According to the Background Explosion Act of 2006, film characters are forbidden by law to look back at explosions behind them.

But what I propose is something more radical than that. Studios seemingly steer clear of Labor Day weekend for the same reason most people do things that don’t make any damn sense: because that’s the way it’s always been done. The best guess is that it’s rooted in some long-ago thinking about how people want to be outside (shudder) on the kinda-sorta last weekend of summer, that they’re not going to the movies because they’re going to “the beach house” or “the lake” or “the Hamptons” or whatever. But that’s dopey. Labor Day weekend is a three-day weekend in summer, and people go to the movies; they went to see Guardians again in its fifth weekend. Now, can you imagine if something like Guardians were opening on Labor Day?

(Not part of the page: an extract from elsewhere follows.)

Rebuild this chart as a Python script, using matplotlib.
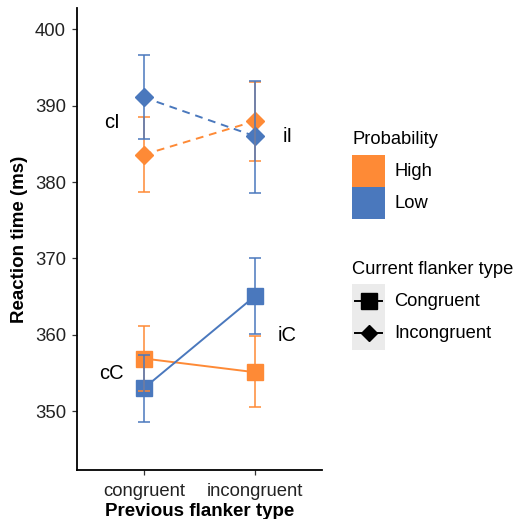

Granted, it might look (at first) like a vote of no confidence. But if Hollywood is really worried about losing revenue in the summer, its most lucrative season, it has to stop limiting the summer to a weird block from early May to late July. Guardians was already bucking the trend a bit with its August opening — that’s later than the summer’s big go-getters usually roll out. But by placing a genuinely enjoyable popcorn movie in an empty block, Marvel ended up with the biggest-grossing movie of the year.

Look, it doesn’t make a bit of difference to you, me, and the rest of the casual moviegoers if the studios took a hit this summer (except from the standpoint that it’s going to make them less likely to take risks, which means even more sequels and remakes and reboots). But one thing I’m in favor of is a wide range of options all year, not just on a handful of overcrowded weekends. And based on the miserable summer box office, they should maybe start thinking the same way.